Roy Thomson Hall is a concert hall designed by architect, Arthur Erickson, who envisaged the shimmering, upside-down cupcake-like canopy. The idea of a concert hall was conceived by Edward Pickering, chair of the Massey Hall Board at the time, who asked Erickson to design the hall at the intersection of King Street West and Simcoe Street in downtown Toronto. Construction began in 1978 with the hall opening on September the 13th 1982. The concert hall is home to the Toronto Symphony Orchestra and the Toronto Mendelssohn Choir (Wardrop “Roy Thomson Hall”). Currently, Roy Thomson Hall hosts concerts for musicians from all over the world. The annual Toronto International Film Festival is also hosted at the hall allowing famous Hollywood celebrities to watch their film productions inside the auditorium.
The structure of Roy Thomson Hall is composed of a canopy, which sits on a concrete square base. The canopy begins from a circular concrete roof and revolves outward onto the base. The canopy is made from many individual triangular glass pieces that are fitted into glazing bars. This revolving curtain wall is welded and bolted to diagonal steel members (“Award of Excellence” 18). The base is a concrete roof slab that overhangs concrete external walls and thick concrete recessed columns. The façade of the walls are surrounded by double glass doors and a series of square and rectangular glass windows (usually spaced with mullions). Inside, the lobbies and thick concrete piers encircle the centralized auditorium. Thick concrete slabs cantilevering above create the upper lobby floors that allow you to reach the upper levels of the auditorium.
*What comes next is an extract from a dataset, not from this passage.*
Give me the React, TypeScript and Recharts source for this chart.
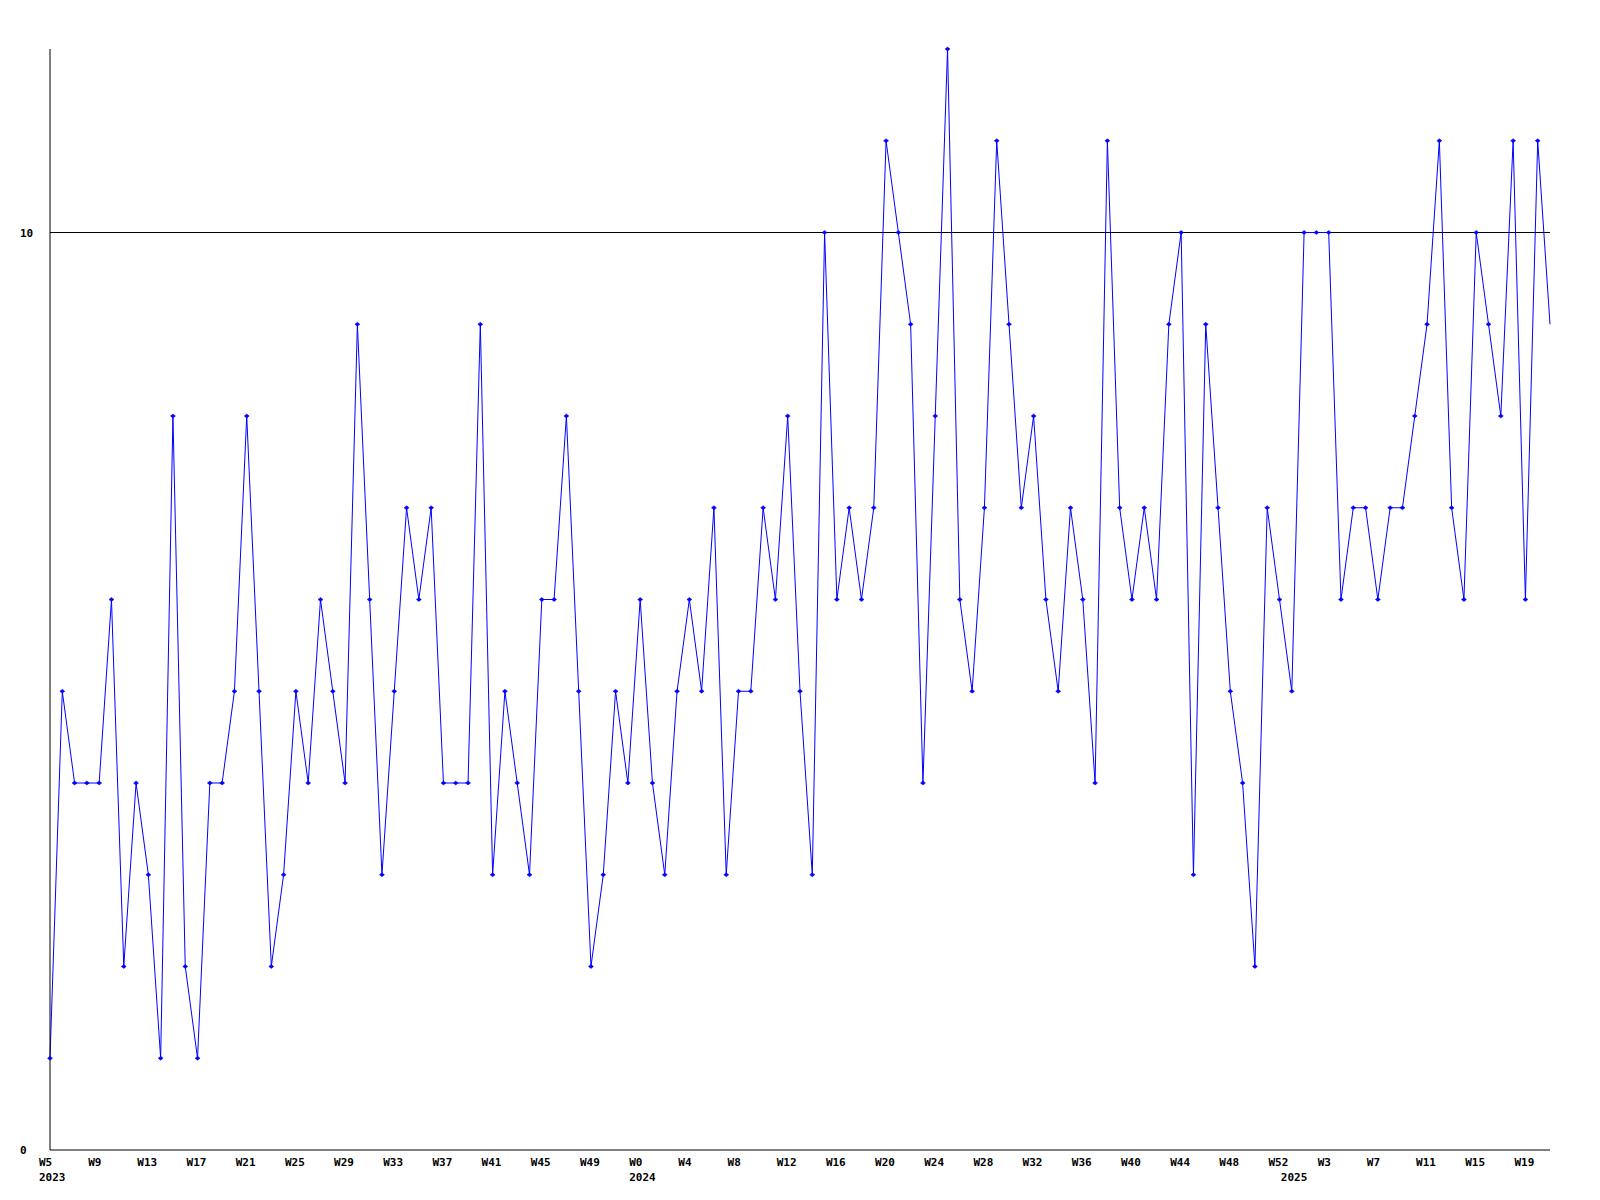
import { Line, LineChart, ReferenceLine, XAxis, YAxis } from "recharts";

// weekly values, 2023 W5 .. 2025 W21
const values = [
  1, 5, 4, 4, 4, 6, 2, 4, 3, 1, 8, 2, 1, 4, 4, 5, 8, 5, 2, 3, 5,
  4, 6, 5, 4, 9, 6, 3, 5, 7, 6, 7, 4, 4, 4, 9, 3, 5, 4, 3, 6,
  6, 8, 5, 2, 3, 5, 4, 6, 4, 3, 5, 6, 5, 7, 3, 5, 5, 7, 6, 8, 5,
  3, 10, 6, 7, 6, 7, 11, 10, 9, 4, 8, 12, 6, 5, 7, 11, 9, 7, 8, 6,
  5, 7, 6, 4, 11, 7, 6, 7, 6, 9, 10, 3, 9, 7, 5, 4, 2, 7, 6, 5,
  10, 10, 10, 6, 7, 7, 6, 7, 7, 8, 9, 11, 7, 6, 10, 9, 8, 11, 6, 11, 9,
];

const years = [2023, 2024, 2025];
const firstWeeks = [5, 0, 0];
const lastWeeks = [52, 52, 21];

const yTicks = [0, 10];
const referenceValue = 10;
const labelEvery = 4;

const categories: { key: string; week: number; year: number; yearStart: boolean }[] = [];
years.forEach((year, yi) => {
  for (let w = firstWeeks[yi]; w <= lastWeeks[yi]; w++) {
    categories.push({ key: `${year}-W${w}`, week: w, year, yearStart: w === firstWeeks[yi] });
  }
});

const data = categories.map((c, i) => ({ ...c, idx: i, value: values[i] }));

const tickKeys = data.filter((d) => d.idx % labelEvery === 0 || d.yearStart).map((d) => d.key);

const font = { fontFamily: "DejaVu Sans Mono", fontWeight: "bold" as const, fontSize: 11, fill: "#000" };

function XTick(props: any) {
  const { x, y, payload } = props;
  const item = data.find((d) => d.key === payload.value);
  if (!item) return null;
  return (
    <g>
      {item.idx % labelEvery === 0 ? (
        <text x={x - 11} y={y + 16} textAnchor="start" {...font}>
          {`W${item.week}`}
        </text>
      ) : null}
      {item.yearStart ? (
        <text x={x - 11} y={y + 31} textAnchor="start" {...font}>
          {item.year}
        </text>
      ) : null}
    </g>
  );
}

function YTick(props: any) {
  const { x, y, payload } = props;
  return (
    <text x={x - 30} y={y + 4} textAnchor="start" {...font}>
      {payload.value}
    </text>
  );
}

function Marker(props: any) {
  const { cx, cy, index } = props;
  if (index === data.length - 1 || cx == null) return <g key={index} />;
  return (
    <path
      key={index}
      d={`M${cx - 2.5},${cy} L${cx},${cy - 2} L${cx + 2.5},${cy} L${cx},${cy + 2} Z`}
      fill="#0000ff"
      stroke="#0000ff"
      strokeWidth={0.5}
    />
  );
}

export default function App() {
  return (
    <div style={{ position: "absolute", left: 0, top: 0, width: 1600, height: 1200, background: "#fff" }}>
      <LineChart width={1600} height={1200} data={data} margin={{ top: 49, right: 50, bottom: 10, left: 10 }}>
        <XAxis
          dataKey="key"
          ticks={tickKeys}
          interval={0}
          height={40}
          tickSize={0}
          tickMargin={0}
          tickLine={false}
          axisLine={{ stroke: "#000", strokeWidth: 1 }}
          tick={<XTick />}
        />
        <YAxis
          type="number"
          domain={[0, 12]}
          ticks={yTicks}
          width={40}
          tickSize={0}
          tickMargin={0}
          tickLine={false}
          axisLine={{ stroke: "#000", strokeWidth: 1 }}
          tick={<YTick />}
        />
        <ReferenceLine y={referenceValue} stroke="#000" strokeWidth={1} />
        <Line
          type="linear"
          dataKey="value"
          stroke="#0000ff"
          strokeWidth={1}
          dot={Marker}
          activeDot={false}
          isAnimationActive={false}
        />
      </LineChart>
    </div>
  );
}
Entering the auditorium is breathtaking. The auditorium is covered in a beige colour scheme and wood flooring that emanates an intimate, yet spacious atmosphere. The seating that wraps around the stage is placed onto three levels: the ground floor, mezzanine and balcony level.
In March 2002, the auditorium underwent an interior acoustic renovation. Two new acoustic canopies and 23 massive wooden bulkheads were installed, reducing the volume of the hall for better acoustics. The original gray carpeting was ripped out and maple wood flooring was installed to bring warmth to the atmosphere and to enhance the acoustics (Everett-Green “Wood to warm up to Thomson Hall”). Cutts, current president of The Corporation of Massey Hall and Roy Thomson Hall, believes that the renovation cements Roy Thomson Hall’s status as a continuing musical establishment in the cultural community (Cutts 8).
“Award of Excellence.” Canadian Architect 22.12 (1977): 18-22. Print.
Cutts, S. Charles. “Toronto’s Roy Thomson Hall: A Metamorphosis.” International Journal of Arts Management 6.1 (2003): 4-8. Print.
Everett-Green. Robert. “Wood to warm up Thomson Hall.” The Globe and Mail A.24 17 Nov. 2000. Retrieved October 16, 2010, from Canadian Newsstand Core. (Document ID: 1051578781).